Maybe some folks will defend them on the basis of making money whilst they can (and it won't be for much longer, surely). The argument is a bit thin I'm afraid - you could use the same line to defend the local bank robber.
My flirtation with Goverture was brief.... I am happy to report. I sincerely believe (and hope) that their prospects will be equally brief.
With google, if you type KW you bid on all combinations containing KW, but if you bid [KW KW2] notice the [], you bid on the EXACT match. If you bid on "KW KW2" (notice the ") you bid on all phrases containing both whatever the order: KW2 KW or KW KW2. If you type: -KW3, you will not bid on any search term containing KW3.
That's honest and that gives you full control.
Overture is NOT offering these options. Match Driver is to remove your control, to bid for you on terms you did not choose, to raise bids.

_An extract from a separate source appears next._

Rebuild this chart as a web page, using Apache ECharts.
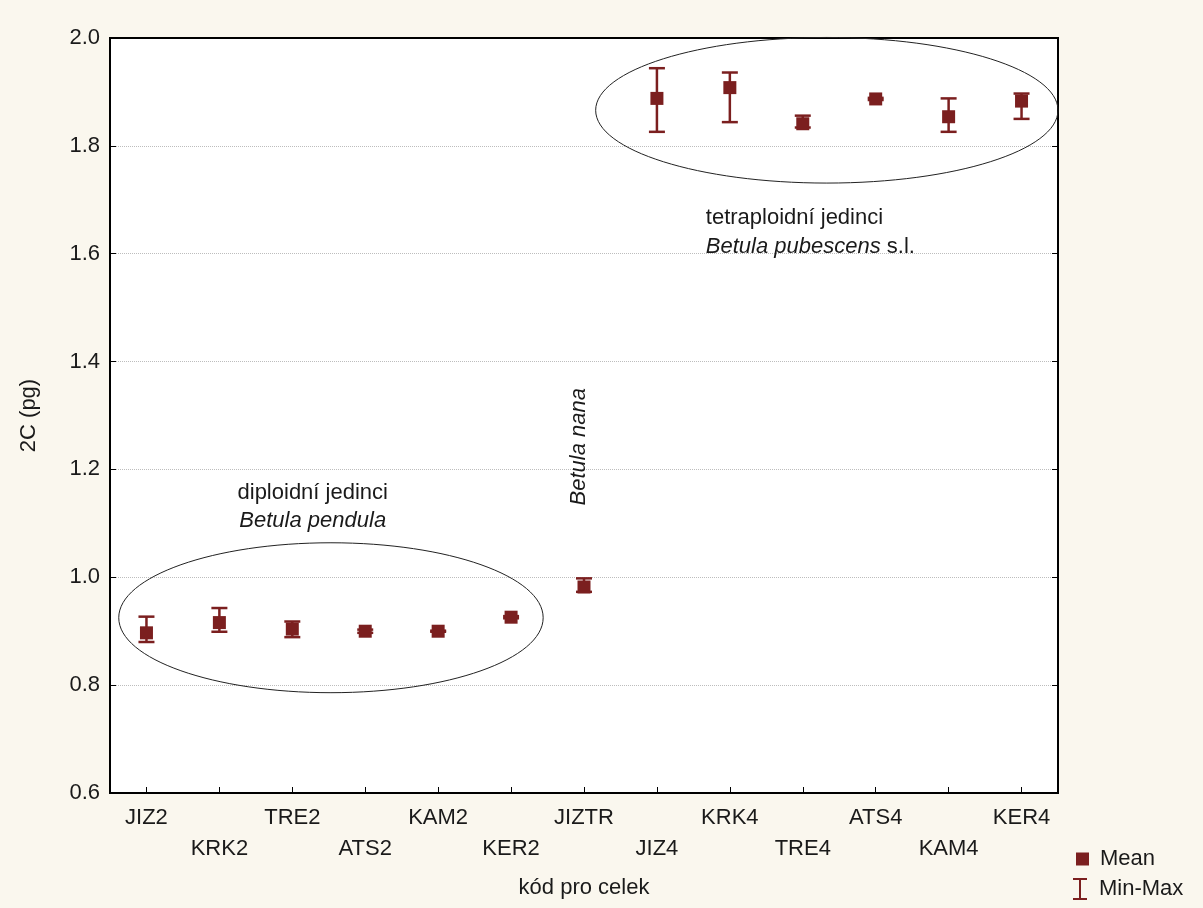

It's bait and switch: they baited us with targeted search terms at bids we chose and now they switch for higher profits.
[edited by: mundonet at 1:59 am (utc) on Sep. 5, 2002]
Get creative :) Buy some banner ads on niche sites with high pagerank and traffic. Ask for a link under the banner, and just do some good old fashioned SEO. Hopefully the banner/link clickthroughs will bring in customers and the link should help boost your link pop.
I used to enjoy working with OVER but not any more. The SEO I hired recently and I are working on getting it all up and ranking well before the Christmas season hopefully. I had become too dependant on OVER traffic. It will be interesting to see what Yahoo does, I suspect they will release some new form of advertising just before the Christmas season.
I'm also dropping all my bids to $0.05, I suggest you all do the same, or at least cut them down drastically and let OVER know that you are unhappy --- the only way they will understand is by giving them less $$$$, all the complaining and emails won't help at all.